BEAUFORT, S.C. - Opening statements begin today in Aiken in the death penalty trial of Arthur Hastings Wise, a day after attorneys agreed on a panel of 12 jurors and three alternates from Beaufort.
Fifteen Beaufort County residents - nine women and six men - were seated after a weeklong interviewing process in a Lowcountry courtroom. Six agents with the South Carolina State Law Enforcement Division immediately bused the jurors to an Aiken hotel, where the panel will be sequestered during the trial's duration.
Mr. Wise, 46, is accused of killing four workers and wounding three others at the R.E. Phelon Inc. parts plant in Aiken in 1997. Phelon officials said he had been fired two months before the killings for being aggressive with a supervisor.
The jury that will decide his fate includes a social worker, a farmer, a golf pro and a substance abuse counselor. The members of the panel range in age from 18 to 63.
The jury pool was formed when 300 were summoned for duty, but that group was quickly whittled down to 84 after many were excused for various reasons and others were not needed immediately. Of the 84, 39 were qualified through extensive interviews. Anyone who was opposed to the death penalty was disqualified.
Prosecutors and defense attorneys then agreed on the final 15 on Friday, using a limited amount of strikes to reject those they thought might not favor their side.
"I'm not concerned about the race or the gender of the jury, just the fairness of the jury," said defense attorney Carl B. Grant. "I feel we've selected a fair jury in this case."
Among the jurors is an 18-year-old "ministry assistant" who confessed Friday that her aunt, after reading a newspaper account of the case, said she didn't know why they were having a trial because Mr. Wise is surely "a dead man."
The juror who works as a golf professional told the judge he saw a CNN television news clip this week announcing that jury selection was going on in Beaufort in an "office shooting case."
Both jurors said the outside comments would not sway their opinion. Presiding Judge Thomas W. Cooper Jr. said they could remain on the panel.
Court officials picked a jury in Beaufort County because too many people knew about the high-profile killings in Aiken County to be fair to Mr. Wise, Judge Cooper ruled last year. But with intense public interest, the judge agreed to bring the trial back to Aiken, where attendance is expected to be high.
This morning's activities begin with a competency hearing at 9, required in a death penalty case. Dr. Tracy Gunter, a state doctor, will interview Mr. Wise at 8 a.m. and reveal her complete findings during the hearing.
Jurors are set to arrive at 11 a.m. at the Aiken County Courthouse, and opening statements should begin shortly thereafter.

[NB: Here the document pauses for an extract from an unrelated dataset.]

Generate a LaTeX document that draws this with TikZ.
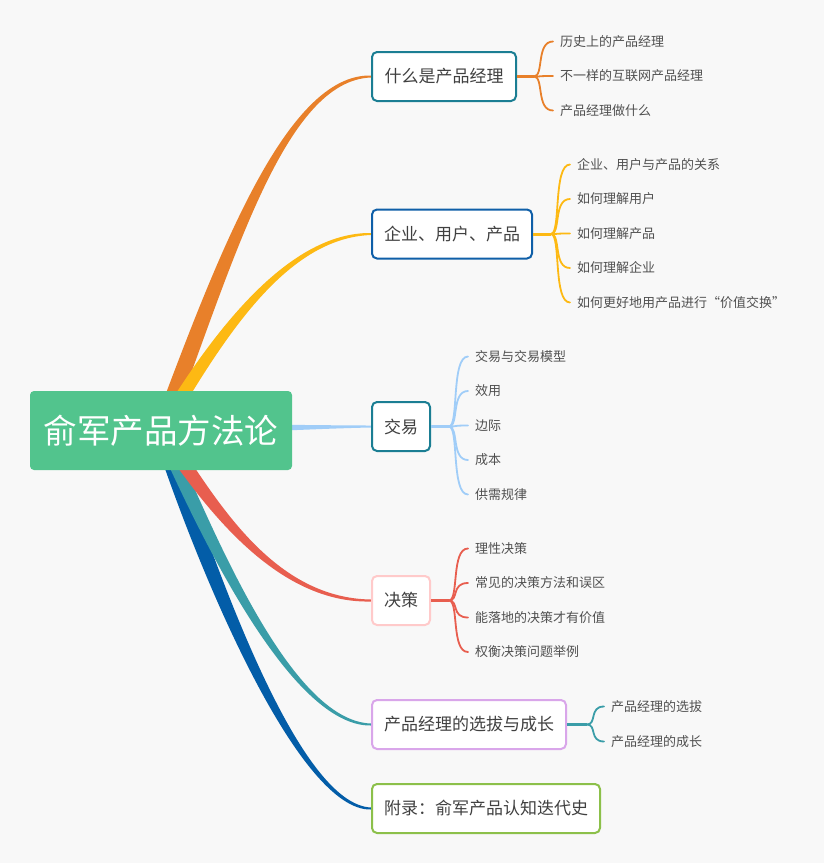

For the expected crowds, 2nd Circuit Solicitor Barbara R. Morgan has organized a closed circuit television in a room outside the courtroom, which will show live testimony for any possible overflow crowd.
More than 100 people have been subpoenaed as possible witnesses, including many eyewitnesses from the Phelon plant.
If his conduct during jury selection is any indication, Mr. Wise will show little emotion through the trial. On Friday, he came dressed in his usual jail clothes, still sporting his Fu Manchu mustache, which he wears in a long braid. The defendant, who stands well over 6 feet, scribbled throughout the day on a legal pad and barely spoke to his attorneys.
Judge Cooper expects the trial to last through next week. But he will work daily, including Super Bowl Sunday, when he will cut the day short at 4 p.m. to allow jurors to see the big game.
During the jury's sequestration, SLED agents will censor newspapers and monitor telephone calls to family. Judge Cooper said he does not want jurors to hear accounts of the trial, only the evidence presented in the courtroom.
"But you will not be held incognito or held in some faraway land," the judge said to the jury.
Before they were taken to Aiken, jurors were told to surrender any cellular phones or beepers. They allowed one man to take his lap-top computer, but he will not be given Internet access.
Mr. Wise is charged with four counts of murder, three counts of assault with intent to kill, four counts of possession of a gun while committing a violent crime, and burglary.
Sheryl Wood, 27; David Moore, 30; Leonard Filyaw, 31; and Charles Griffeth, 50, were killed in the shootings. Those who were wounded are Jerry Corley, John Mucha and Stan Vance.